## YOUR INSTRUCTIONS
Pick out the lines below that contain the string "this" and copy them all.

## ENTRIES SHOWN
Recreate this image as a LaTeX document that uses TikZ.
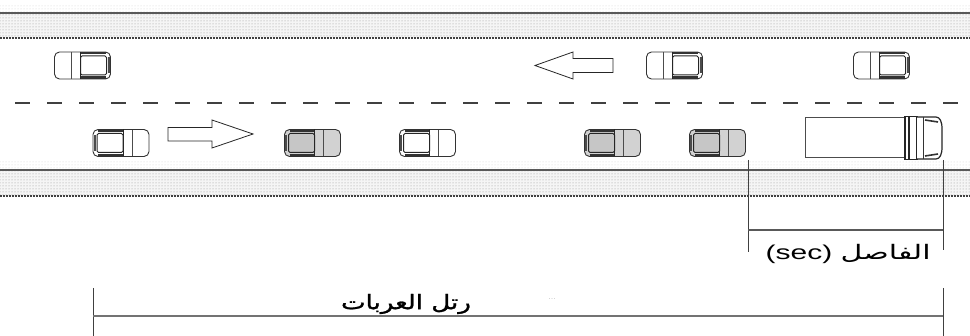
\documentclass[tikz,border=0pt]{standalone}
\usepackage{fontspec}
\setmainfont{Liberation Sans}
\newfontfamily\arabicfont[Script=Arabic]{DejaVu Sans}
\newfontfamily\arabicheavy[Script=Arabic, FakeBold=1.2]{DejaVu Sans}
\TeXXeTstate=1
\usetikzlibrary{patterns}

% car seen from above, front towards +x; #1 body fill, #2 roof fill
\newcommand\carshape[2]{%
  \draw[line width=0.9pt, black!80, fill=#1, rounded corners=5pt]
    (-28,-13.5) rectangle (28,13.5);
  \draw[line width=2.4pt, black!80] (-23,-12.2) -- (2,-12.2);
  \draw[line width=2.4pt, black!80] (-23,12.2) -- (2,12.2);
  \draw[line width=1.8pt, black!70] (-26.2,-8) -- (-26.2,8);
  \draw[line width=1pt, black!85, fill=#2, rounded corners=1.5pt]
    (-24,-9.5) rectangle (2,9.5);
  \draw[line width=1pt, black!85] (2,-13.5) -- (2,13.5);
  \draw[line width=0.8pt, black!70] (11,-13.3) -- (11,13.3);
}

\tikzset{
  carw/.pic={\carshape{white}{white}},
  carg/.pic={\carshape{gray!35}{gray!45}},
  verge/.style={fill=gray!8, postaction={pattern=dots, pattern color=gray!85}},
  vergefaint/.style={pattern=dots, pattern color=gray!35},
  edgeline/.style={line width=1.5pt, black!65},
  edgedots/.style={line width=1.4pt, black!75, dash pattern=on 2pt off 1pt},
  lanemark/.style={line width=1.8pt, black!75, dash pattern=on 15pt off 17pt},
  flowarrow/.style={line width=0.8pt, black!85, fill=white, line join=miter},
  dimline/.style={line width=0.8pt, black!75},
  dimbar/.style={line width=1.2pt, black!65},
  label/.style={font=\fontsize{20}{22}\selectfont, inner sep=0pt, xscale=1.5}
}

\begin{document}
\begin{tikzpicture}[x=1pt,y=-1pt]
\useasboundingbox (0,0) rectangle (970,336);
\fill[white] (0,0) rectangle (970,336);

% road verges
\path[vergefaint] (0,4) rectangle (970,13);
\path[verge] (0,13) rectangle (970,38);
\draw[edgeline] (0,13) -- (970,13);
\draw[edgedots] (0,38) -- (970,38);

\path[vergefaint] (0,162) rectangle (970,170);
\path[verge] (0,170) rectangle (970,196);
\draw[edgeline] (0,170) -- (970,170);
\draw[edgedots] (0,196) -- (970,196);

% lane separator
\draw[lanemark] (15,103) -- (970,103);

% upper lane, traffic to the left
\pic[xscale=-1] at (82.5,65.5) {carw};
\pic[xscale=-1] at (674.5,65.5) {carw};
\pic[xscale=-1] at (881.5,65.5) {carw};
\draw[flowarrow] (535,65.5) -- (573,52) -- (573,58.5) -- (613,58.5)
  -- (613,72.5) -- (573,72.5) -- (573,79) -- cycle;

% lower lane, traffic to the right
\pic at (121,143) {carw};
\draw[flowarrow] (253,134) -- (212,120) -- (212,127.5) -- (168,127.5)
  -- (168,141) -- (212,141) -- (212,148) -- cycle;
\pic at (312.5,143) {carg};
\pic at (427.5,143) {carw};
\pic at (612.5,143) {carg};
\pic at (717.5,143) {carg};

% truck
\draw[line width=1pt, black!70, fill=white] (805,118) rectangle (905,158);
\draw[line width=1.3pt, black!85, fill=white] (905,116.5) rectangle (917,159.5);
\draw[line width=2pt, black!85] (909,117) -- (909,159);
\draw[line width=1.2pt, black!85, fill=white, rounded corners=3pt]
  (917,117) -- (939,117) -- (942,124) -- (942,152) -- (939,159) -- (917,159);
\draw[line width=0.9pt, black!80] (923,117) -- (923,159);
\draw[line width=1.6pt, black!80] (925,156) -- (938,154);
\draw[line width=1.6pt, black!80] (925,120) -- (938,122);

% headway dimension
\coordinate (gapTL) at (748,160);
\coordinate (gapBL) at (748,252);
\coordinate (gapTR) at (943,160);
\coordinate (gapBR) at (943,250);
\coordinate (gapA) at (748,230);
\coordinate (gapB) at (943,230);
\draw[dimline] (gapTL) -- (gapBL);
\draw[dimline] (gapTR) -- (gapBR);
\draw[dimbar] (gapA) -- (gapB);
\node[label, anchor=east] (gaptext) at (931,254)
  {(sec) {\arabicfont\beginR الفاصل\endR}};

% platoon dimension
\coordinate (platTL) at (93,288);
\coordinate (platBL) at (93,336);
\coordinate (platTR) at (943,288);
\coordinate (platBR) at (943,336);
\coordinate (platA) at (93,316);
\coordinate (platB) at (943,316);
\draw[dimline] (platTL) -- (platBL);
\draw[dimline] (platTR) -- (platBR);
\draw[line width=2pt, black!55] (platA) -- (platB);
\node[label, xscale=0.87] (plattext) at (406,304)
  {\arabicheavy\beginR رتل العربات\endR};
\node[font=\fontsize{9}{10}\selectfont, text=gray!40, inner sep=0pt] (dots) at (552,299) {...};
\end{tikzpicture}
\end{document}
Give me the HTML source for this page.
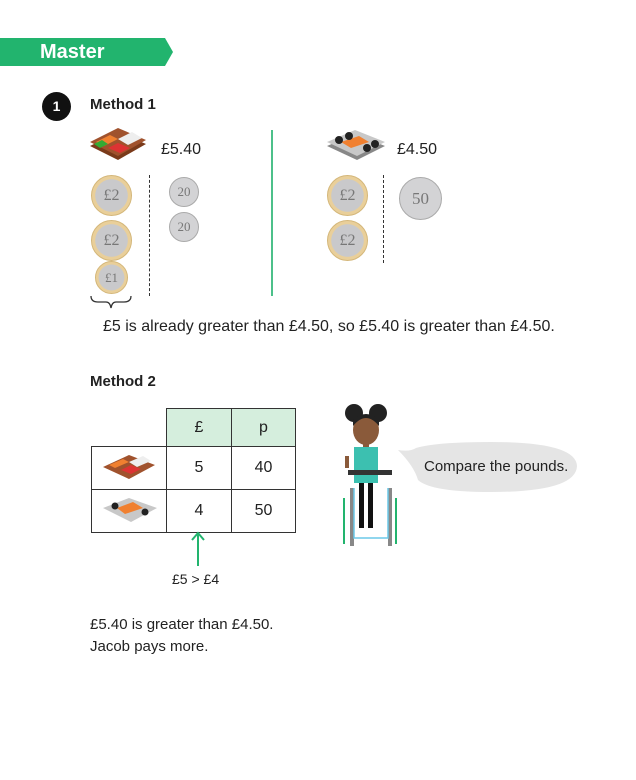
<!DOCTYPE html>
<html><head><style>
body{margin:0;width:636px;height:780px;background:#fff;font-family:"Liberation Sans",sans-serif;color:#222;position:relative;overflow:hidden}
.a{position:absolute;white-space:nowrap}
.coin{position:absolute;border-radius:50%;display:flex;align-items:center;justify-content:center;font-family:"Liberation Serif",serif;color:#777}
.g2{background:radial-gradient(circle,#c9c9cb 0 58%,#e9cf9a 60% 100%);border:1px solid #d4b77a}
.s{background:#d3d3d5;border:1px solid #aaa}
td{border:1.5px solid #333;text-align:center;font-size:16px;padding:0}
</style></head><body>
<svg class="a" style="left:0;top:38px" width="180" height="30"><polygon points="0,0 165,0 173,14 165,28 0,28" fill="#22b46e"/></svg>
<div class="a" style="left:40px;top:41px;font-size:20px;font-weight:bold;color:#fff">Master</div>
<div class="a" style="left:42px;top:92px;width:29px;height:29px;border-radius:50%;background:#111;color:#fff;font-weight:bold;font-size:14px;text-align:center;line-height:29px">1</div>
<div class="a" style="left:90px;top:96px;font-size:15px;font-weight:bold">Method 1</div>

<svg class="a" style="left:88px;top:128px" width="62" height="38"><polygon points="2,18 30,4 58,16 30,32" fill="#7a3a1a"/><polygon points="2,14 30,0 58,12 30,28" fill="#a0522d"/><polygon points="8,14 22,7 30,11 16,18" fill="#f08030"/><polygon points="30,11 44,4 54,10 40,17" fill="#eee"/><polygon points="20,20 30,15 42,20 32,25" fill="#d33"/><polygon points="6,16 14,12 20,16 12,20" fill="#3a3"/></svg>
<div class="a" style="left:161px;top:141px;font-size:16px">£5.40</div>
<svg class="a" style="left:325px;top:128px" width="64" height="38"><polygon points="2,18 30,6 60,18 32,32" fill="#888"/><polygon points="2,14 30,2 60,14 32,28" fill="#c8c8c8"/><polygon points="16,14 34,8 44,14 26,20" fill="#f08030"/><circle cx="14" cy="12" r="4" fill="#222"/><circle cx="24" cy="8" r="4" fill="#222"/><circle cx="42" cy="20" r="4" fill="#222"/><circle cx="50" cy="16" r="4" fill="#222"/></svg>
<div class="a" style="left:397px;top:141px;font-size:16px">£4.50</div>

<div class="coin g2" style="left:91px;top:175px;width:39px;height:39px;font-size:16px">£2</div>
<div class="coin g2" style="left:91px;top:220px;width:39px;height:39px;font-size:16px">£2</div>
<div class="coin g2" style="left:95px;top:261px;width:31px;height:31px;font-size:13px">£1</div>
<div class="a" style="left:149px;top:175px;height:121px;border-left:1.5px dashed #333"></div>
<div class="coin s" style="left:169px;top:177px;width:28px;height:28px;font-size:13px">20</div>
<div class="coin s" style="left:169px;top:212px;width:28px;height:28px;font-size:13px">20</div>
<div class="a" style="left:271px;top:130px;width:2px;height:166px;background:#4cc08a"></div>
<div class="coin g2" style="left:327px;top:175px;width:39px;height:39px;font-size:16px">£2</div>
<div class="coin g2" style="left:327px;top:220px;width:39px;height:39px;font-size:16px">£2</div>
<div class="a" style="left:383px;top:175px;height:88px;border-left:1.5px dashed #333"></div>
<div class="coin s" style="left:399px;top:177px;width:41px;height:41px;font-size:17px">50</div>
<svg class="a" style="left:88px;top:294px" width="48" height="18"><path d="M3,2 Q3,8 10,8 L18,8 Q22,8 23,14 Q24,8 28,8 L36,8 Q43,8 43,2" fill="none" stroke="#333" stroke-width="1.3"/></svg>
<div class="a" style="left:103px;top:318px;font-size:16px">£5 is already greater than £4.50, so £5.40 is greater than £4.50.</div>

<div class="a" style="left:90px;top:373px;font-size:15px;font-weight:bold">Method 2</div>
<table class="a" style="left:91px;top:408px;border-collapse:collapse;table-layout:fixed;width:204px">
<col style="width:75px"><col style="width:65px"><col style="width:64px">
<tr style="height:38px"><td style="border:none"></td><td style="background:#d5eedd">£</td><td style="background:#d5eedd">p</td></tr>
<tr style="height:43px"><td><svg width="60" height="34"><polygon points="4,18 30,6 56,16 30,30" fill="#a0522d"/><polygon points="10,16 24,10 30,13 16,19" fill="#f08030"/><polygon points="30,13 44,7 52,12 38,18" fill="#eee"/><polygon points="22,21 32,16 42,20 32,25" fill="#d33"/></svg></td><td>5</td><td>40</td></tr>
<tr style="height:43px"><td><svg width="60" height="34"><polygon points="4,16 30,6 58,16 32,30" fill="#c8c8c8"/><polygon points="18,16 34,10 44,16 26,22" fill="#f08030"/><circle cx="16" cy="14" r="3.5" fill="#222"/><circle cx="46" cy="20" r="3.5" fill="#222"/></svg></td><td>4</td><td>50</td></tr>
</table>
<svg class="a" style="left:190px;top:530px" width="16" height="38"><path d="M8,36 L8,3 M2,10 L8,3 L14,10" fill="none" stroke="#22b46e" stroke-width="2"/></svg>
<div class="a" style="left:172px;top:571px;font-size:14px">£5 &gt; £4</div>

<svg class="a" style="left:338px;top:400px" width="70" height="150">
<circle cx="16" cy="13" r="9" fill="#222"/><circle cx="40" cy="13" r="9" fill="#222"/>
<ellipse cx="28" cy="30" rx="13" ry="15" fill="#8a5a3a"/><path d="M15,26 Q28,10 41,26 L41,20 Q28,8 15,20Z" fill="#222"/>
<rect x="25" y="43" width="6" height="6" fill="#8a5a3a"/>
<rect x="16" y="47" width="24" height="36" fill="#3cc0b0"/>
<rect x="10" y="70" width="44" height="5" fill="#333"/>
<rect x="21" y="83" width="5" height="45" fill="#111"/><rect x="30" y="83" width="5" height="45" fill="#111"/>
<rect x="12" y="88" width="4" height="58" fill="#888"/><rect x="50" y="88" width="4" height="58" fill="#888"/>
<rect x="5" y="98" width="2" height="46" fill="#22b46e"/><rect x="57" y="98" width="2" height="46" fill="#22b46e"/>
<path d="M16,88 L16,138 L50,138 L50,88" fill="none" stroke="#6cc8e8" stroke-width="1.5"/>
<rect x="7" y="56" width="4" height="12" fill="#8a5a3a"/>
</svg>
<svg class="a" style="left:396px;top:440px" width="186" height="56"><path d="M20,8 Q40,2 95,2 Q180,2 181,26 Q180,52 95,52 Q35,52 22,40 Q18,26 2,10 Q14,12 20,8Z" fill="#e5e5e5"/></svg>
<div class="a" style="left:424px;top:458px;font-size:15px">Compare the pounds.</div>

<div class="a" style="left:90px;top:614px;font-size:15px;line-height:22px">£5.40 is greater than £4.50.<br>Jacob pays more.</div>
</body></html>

## TASK SOLUTION
Recreate this image as a LaTeX document that uses TikZ.
Give me the HTML source for this page.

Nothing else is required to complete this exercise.